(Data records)
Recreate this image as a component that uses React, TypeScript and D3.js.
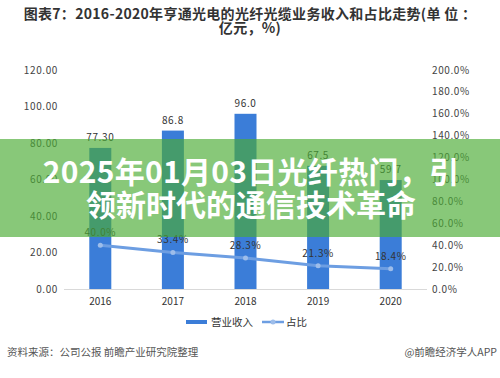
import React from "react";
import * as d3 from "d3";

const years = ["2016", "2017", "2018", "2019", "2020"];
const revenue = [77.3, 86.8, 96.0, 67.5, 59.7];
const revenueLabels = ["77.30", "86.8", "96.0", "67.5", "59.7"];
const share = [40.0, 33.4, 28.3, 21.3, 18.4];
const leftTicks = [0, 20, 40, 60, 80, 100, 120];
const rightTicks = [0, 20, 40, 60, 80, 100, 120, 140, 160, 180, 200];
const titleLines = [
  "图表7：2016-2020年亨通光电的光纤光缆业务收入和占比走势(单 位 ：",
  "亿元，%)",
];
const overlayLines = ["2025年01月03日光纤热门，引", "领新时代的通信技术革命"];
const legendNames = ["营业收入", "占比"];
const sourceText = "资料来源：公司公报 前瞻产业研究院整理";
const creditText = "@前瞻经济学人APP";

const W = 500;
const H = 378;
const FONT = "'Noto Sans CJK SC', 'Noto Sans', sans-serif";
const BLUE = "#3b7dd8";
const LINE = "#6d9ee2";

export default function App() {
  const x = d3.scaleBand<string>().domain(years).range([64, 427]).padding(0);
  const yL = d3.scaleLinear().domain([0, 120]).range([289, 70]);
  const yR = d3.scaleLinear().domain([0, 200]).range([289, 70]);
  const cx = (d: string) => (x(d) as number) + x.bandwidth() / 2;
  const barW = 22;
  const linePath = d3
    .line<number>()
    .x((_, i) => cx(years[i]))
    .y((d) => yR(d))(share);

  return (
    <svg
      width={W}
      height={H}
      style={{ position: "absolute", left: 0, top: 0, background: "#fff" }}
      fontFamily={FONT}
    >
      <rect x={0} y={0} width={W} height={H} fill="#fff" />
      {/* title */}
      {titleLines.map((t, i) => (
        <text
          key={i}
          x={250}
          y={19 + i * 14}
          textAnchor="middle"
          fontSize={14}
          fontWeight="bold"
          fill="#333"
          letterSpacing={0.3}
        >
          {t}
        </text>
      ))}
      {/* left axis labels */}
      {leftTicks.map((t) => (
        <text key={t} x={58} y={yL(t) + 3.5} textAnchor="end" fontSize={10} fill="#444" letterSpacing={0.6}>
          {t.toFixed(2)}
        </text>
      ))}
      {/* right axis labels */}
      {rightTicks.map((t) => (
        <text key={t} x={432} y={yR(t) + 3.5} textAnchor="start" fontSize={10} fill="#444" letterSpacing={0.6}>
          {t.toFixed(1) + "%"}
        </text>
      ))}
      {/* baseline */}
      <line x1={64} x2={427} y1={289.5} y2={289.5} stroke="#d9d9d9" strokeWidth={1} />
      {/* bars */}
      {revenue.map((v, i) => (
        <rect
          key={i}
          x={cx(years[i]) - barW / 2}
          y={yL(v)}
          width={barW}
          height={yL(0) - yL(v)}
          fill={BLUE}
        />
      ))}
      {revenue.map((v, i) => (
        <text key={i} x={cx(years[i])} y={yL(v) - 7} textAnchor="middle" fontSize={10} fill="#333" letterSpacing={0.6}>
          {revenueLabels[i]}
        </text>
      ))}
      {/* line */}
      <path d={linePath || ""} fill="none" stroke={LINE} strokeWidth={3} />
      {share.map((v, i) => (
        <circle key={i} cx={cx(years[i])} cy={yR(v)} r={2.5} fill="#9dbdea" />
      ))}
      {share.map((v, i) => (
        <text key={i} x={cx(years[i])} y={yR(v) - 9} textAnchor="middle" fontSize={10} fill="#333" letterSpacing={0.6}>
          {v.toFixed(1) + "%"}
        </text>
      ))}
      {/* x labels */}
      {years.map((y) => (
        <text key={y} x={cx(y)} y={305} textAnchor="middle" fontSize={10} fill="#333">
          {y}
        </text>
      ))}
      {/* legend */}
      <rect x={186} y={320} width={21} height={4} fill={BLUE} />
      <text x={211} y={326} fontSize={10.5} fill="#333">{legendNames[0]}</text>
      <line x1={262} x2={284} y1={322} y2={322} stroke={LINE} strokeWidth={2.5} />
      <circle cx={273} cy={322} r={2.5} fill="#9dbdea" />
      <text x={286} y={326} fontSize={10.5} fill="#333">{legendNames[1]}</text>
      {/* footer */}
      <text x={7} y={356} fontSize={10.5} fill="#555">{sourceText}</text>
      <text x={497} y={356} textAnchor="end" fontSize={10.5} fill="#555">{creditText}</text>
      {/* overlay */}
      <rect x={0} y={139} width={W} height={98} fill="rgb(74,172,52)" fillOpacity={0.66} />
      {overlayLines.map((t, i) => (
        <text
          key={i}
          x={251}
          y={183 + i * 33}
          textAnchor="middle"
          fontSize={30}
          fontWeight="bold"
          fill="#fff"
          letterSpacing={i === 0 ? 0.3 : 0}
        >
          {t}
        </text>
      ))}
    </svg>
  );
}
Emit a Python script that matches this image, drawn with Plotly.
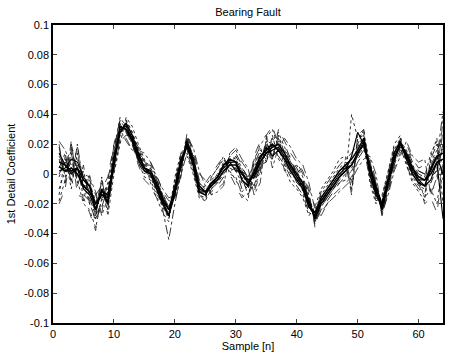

- _EXERCISE_: Repeat the lines exactly as they stand, from the opening line of the data through the line with "import * as". Pictures stay out of the copy.

- _RESPONSE BELOW_:
Recreate this image as a component that uses React, TypeScript and D3.js.
import React from "react";
import * as d3 from "d3";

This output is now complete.